He added, “I’m just trying to get back to the days where it’s more creative competition. So, when I was asked the question, ‘Would you do Verzuz?’ I said, ‘Nah.’ And they said, ‘Why?’ I said, ‘It reminds me too much of clashing right now.’ They were like, ‘What’s wrong with clashing? It’s part of your culture.'”

Paul continued, “I said, ‘Some things in culture are great, and some things in culture are very negative. I’m just trying to be the change I want to see in the universe and big up more the positive side of things.’ There are many positive things that come from our genre like us helping to spawn other music like Reggaeton. Personally, I’m just tired of seeing us go at each other.”

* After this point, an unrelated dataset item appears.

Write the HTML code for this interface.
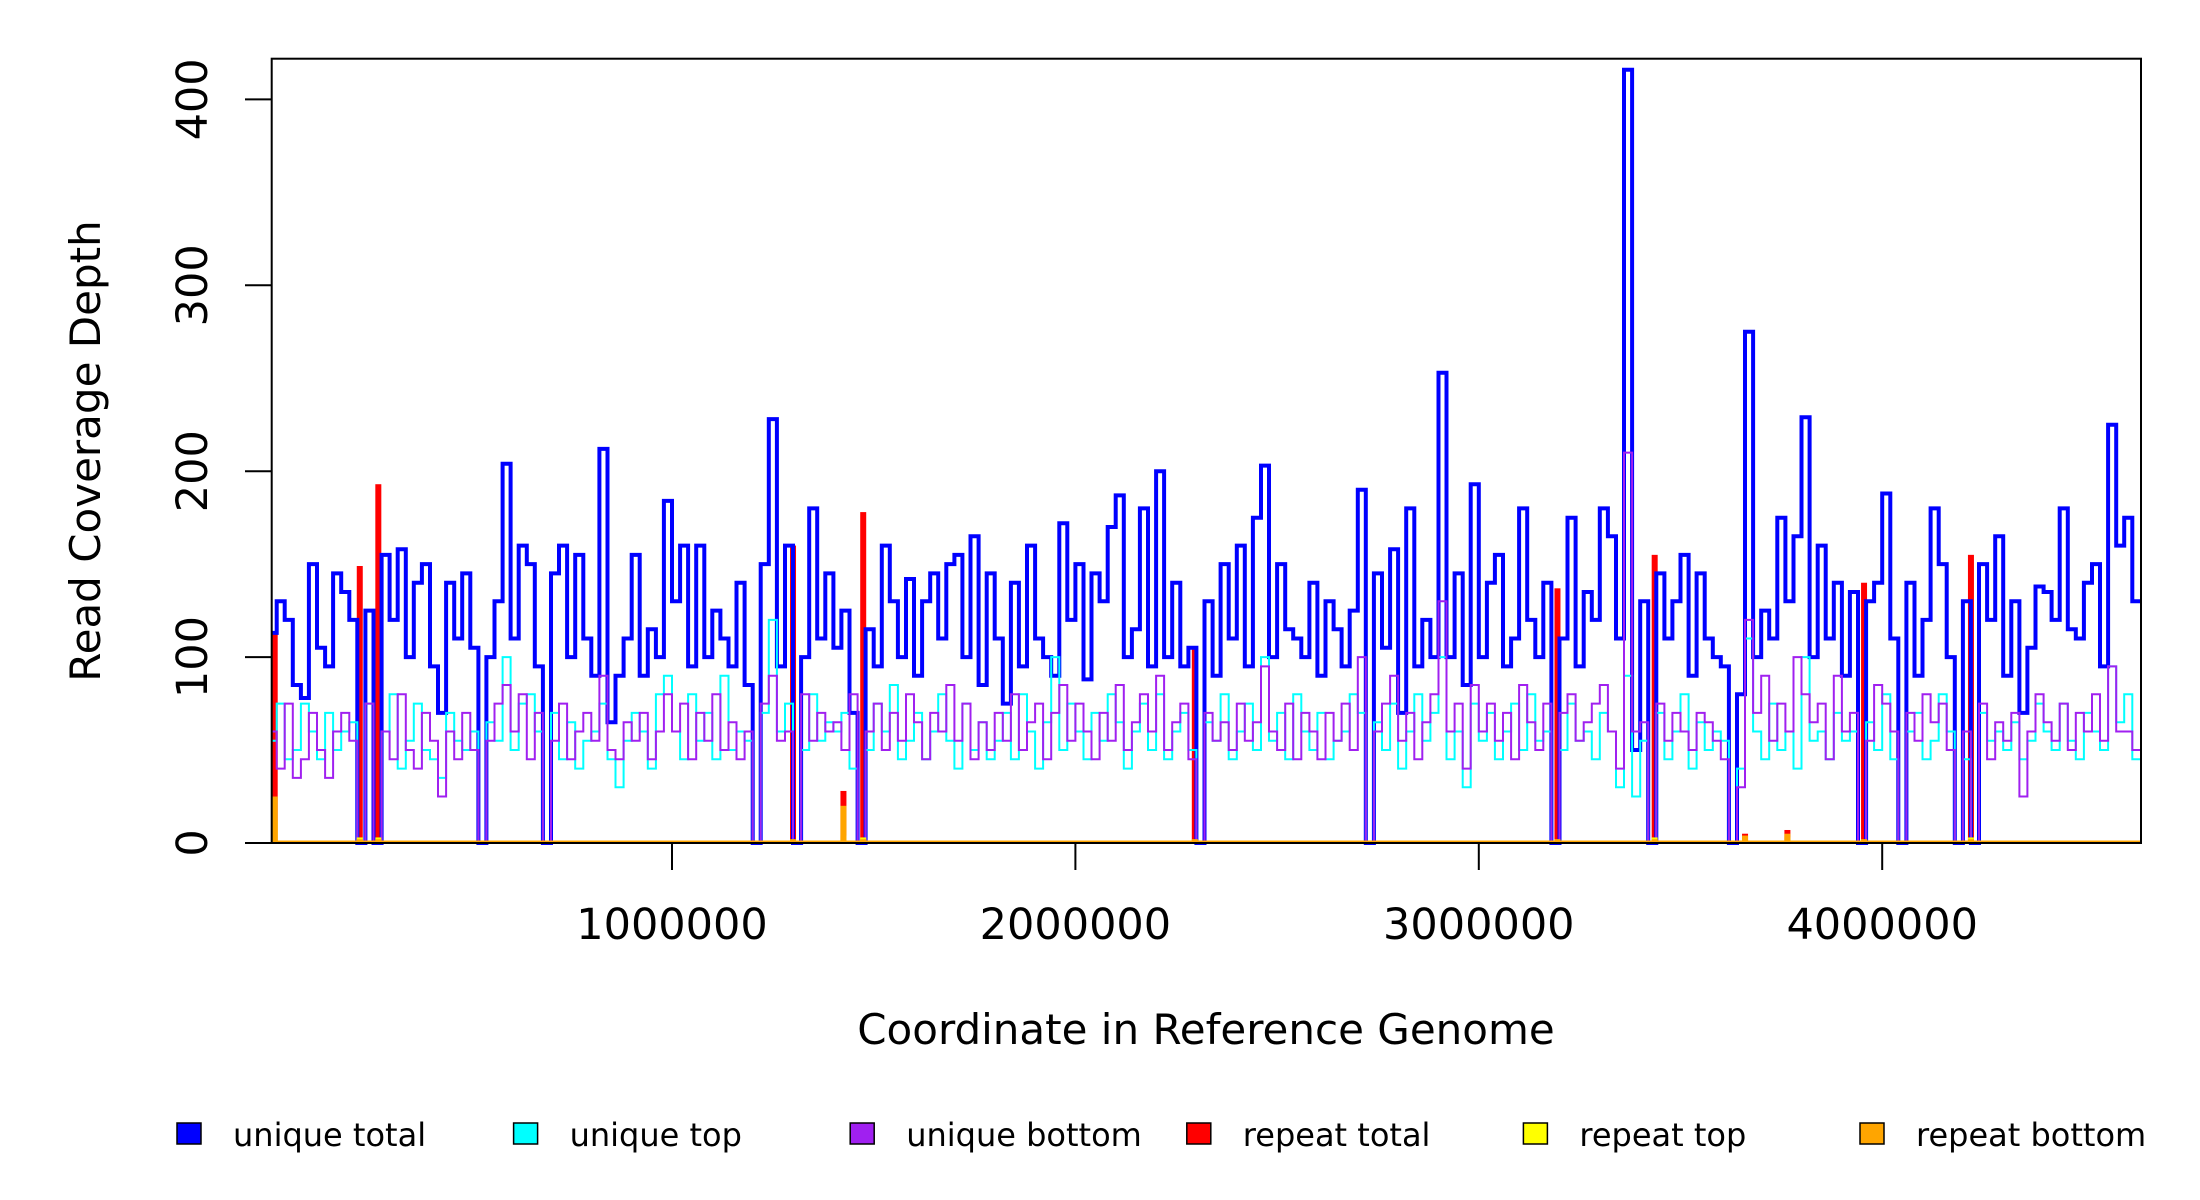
<!DOCTYPE html>
<html><head><meta charset="utf-8"><style>
body{margin:0;background:#fff}
svg{display:block}
text{font-family:"DejaVu Sans","Liberation Sans",sans-serif;fill:#000}
</style></head><body>
<svg id="chart" width="2200" height="1200" viewBox="0 0 2200 1200" xmlns="http://www.w3.org/2000/svg">
<g id="marks"></g>
<rect x="271.7" y="58.7" width="1869.3" height="784.3" fill="none" stroke="#000" stroke-width="2"/>
<g id="axes"></g>
<text transform="translate(100,451) rotate(-90)" text-anchor="middle" font-size="42">Read Coverage Depth</text>
<text x="1206" y="1044" text-anchor="middle" font-size="42">Coordinate in Reference Genome</text>
<g id="legend"></g>
</svg>
<script>
const binSize = 20000;
const uniqueTotal = [
113,130,120,85,78,150,105,95,145,135,
120,0,125,0,155,120,158,100,140,150,
95,70,140,110,145,105,0,100,130,204,
110,160,150,95,0,145,160,100,155,110,
90,212,65,90,110,155,90,115,100,184,
130,160,95,160,100,125,110,95,140,85,
0,150,228,95,160,0,100,180,110,145,
105,125,70,0,115,95,160,130,100,142,
90,130,145,110,150,155,100,165,85,145,
110,75,140,95,160,110,100,90,172,120,
150,88,145,130,170,187,100,115,180,95,
200,100,140,95,105,0,130,90,150,110,
160,95,175,203,100,150,115,110,100,140,
90,130,115,95,125,190,0,145,105,158,
70,180,95,120,100,253,100,145,85,193,
100,140,155,95,110,180,120,100,140,0,
110,175,95,135,120,180,165,110,416,50,
130,0,145,110,130,155,90,145,110,100,
95,0,80,275,100,125,110,175,130,165,
229,100,160,110,140,90,135,0,130,140,
188,110,0,140,90,120,180,150,100,0,
130,0,150,120,165,90,130,70,105,138,
135,120,180,115,110,140,150,95,225,160,
175,130];
const uniqueTop = [
55,75,45,50,75,60,45,70,50,60,
65,0,75,0,60,80,40,55,75,50,
45,35,70,55,50,60,0,65,55,100,
50,75,80,60,0,70,45,65,40,55,
60,75,45,30,55,70,60,40,80,90,
60,45,80,55,70,45,90,50,60,55,
0,70,120,60,75,0,50,80,55,65,
60,70,40,0,50,75,60,85,45,55,
70,45,60,80,55,40,75,50,65,45,
55,70,45,80,60,40,65,100,50,75,
60,45,70,55,80,65,40,60,75,50,
80,45,60,70,50,0,65,55,80,45,
60,75,50,100,55,70,45,80,60,50,
70,45,55,60,80,70,0,65,50,75,
40,60,80,55,70,100,45,60,30,75,
55,70,45,60,75,50,80,55,60,0,
50,75,55,60,45,70,60,30,90,25,
55,0,70,45,60,80,40,65,50,60,
55,0,40,110,60,45,75,50,60,40,
100,55,60,45,70,55,60,0,65,50,
80,45,0,60,70,45,55,80,60,0,
45,0,70,55,60,50,65,45,55,75,
60,50,75,55,45,70,60,50,95,65,
80,45];
const uniqueBottom = [
60,40,75,35,45,70,50,35,60,70,
55,0,75,0,60,45,80,50,40,70,
55,25,60,45,70,50,0,55,75,85,
60,80,45,70,0,55,75,45,60,70,
55,90,50,45,65,55,70,45,60,80,
60,75,45,70,55,80,50,65,45,60,
0,75,90,55,60,0,80,55,70,60,
65,50,80,0,60,75,50,70,55,80,
65,45,70,60,85,55,75,45,65,50,
70,55,80,50,65,75,45,70,85,55,
75,60,45,70,55,85,50,65,80,60,
90,50,65,75,45,0,70,55,65,50,
75,55,65,95,60,50,75,45,70,60,
45,70,55,75,50,100,0,60,75,90,
55,70,45,65,80,130,60,75,40,85,
60,75,55,70,45,85,65,50,75,0,
70,80,55,65,75,85,60,40,210,60,
65,0,75,55,70,60,50,70,65,55,
45,0,30,120,70,90,55,75,60,100,
80,65,75,45,90,60,70,0,55,85,
75,60,0,70,55,80,65,75,50,0,
60,0,75,45,65,55,70,25,60,80,
65,55,75,50,70,60,80,55,95,60,
60,50];
const repeatCoords = [5000,226000,272000,1300000,1425000,1474000,2296000,3195000,3436000,3660000,3765000,3955000,4220000];
const repeatTotal = [113,149,193,160,28,178,105,137,155,5,7,140,155];
const repeatTop = [12,3,3,2,4,3,2,2,3,2,3,2,3];
const repeatBottom = [25,2,2,2,20,2,2,2,2,4,5,2,2];
const yTicks = [0,100,200,300,400];
const xTicks = [1000000,2000000,3000000,4000000];
const legendLabels = ["unique total","unique top","unique bottom","repeat total","repeat top","repeat bottom"];
const legendColors = ["#0000ff","#00ffff","#a020f0","#ff0000","#ffff00","#ffa500"];

const NS = "http://www.w3.org/2000/svg";
const X0 = 268.6, PXPERBP = 403.4/1e6, XMAX = 2141;
const Y0 = 843, PXPERU = 1.859;
function xs(v){return Math.min(XMAX, X0 + v*PXPERBP);}
function ys(v){return Y0 - v*PXPERU;}
function mk(tag, attrs, parent){const e=document.createElementNS(NS,tag);for(const k in attrs)e.setAttribute(k,attrs[k]);parent.appendChild(e);return e;}
const marks = document.getElementById('marks');
function stepPath(vals){
  let d = "M"+Math.max(271.7,xs(0)).toFixed(1)+","+ys(vals[0]).toFixed(1);
  for(let i=0;i<vals.length;i++){
    if(i>0) d += "V"+ys(vals[i]).toFixed(1);
    d += "H"+xs((i+1)*binSize).toFixed(1);
  }
  return d;
}
function drawSpikes(vals,color,w,name){
  const g = mk('g',{},marks);
  
  
  for(let i=0;i<repeatCoords.length;i++){
    const r = mk('rect',{x:Math.max(271.7,xs(repeatCoords[i])-w/2),y:ys(vals[i]),width:w,height:Math.max(0,Y0-ys(vals[i])),fill:color},g);
    
    
  }
}
function drawStep(vals,color,w,name){
  const p = mk('path',{d:stepPath(vals),fill:'none',stroke:color,'stroke-width':w,'stroke-linejoin':'miter'},marks);
  
  
}
drawSpikes(repeatTotal,'#ff0000',6,'repeat-total-spikes');
drawStep(uniqueTotal,'#0000ff',4,'unique-total-line');
drawStep(uniqueTop,'#00ffff',2,'unique-top-line');
drawStep(uniqueBottom,'#a020f0',2,'unique-bottom-line');
drawSpikes(repeatTop,'#ffff00',6,'repeat-top-spikes');
drawSpikes(repeatBottom,'#ffa500',6,'repeat-bottom-spikes');
const base = mk('line',{x1:271.7,x2:XMAX,y1:Y0-1,y2:Y0-1,stroke:'#ffa500','stroke-width':3},marks);



const axes = document.getElementById('axes');
for(const t of yTicks){
  const l = mk('line',{x1:245,x2:271.7,y1:ys(t),y2:ys(t),stroke:'#000','stroke-width':2},axes);
  
  
  const tx = mk('text',{transform:`translate(207,${ys(t)}) rotate(-90)`,'text-anchor':'middle','font-size':43},axes);
  tx.textContent = t;
  
  
}
for(const t of xTicks){
  const l = mk('line',{x1:xs(t),x2:xs(t),y1:843,y2:870,stroke:'#000','stroke-width':2},axes);
  
  
  const tx = mk('text',{x:xs(t),y:939,'text-anchor':'middle','font-size':43},axes);
  tx.textContent = t;
  
  
}
const legend = document.getElementById('legend');
const legX = [177,513.6,850.2,1186.8,1523.4,1860];
for(let i=0;i<legendLabels.length;i++){
  const g = mk('g',{},legend);
  
  
  const r = mk('rect',{x:legX[i],y:1123,width:24,height:21,fill:legendColors[i],stroke:'#000','stroke-width':1.5},g);
  
  
  const tx = mk('text',{x:legX[i]+56,y:1146,'font-size':32},g);
  tx.textContent = legendLabels[i];
  
  
}
</script>
</body></html>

Since its inception during the COVID-19 pandemic in 2020, Verzuz has hosted friendly hits-for-hits duels like Teddy Riley vs Babyface, Bounty Killer vs Beenie Man, DMX vs Snoop Dogg, Brandy vs Monica, Jeezy vs Gucci Mane, and Ashanti vs Keyshia Cole. Over 8 million viewers watched R&B divas Ashanti and Cole on January 21.

When the video-sharing service Triller purchased Verzuz in March, the brand’s original founders Swizz Beatz and Timbaland were added to the Triller Verzuz management team. Plus, 46 of the acts that participated in the series became Triller shareholders.

The next scheduled Verzuz event is set to see Blackout! collaborators Redman and Method Man meet up for a 4/20 special. In addition, 1990s-era R&B girl groups SWV and Xscape are currently expected to run through their most memorable records on May 8. There have also been teases of rematches as well as a “Ladies Night” edition.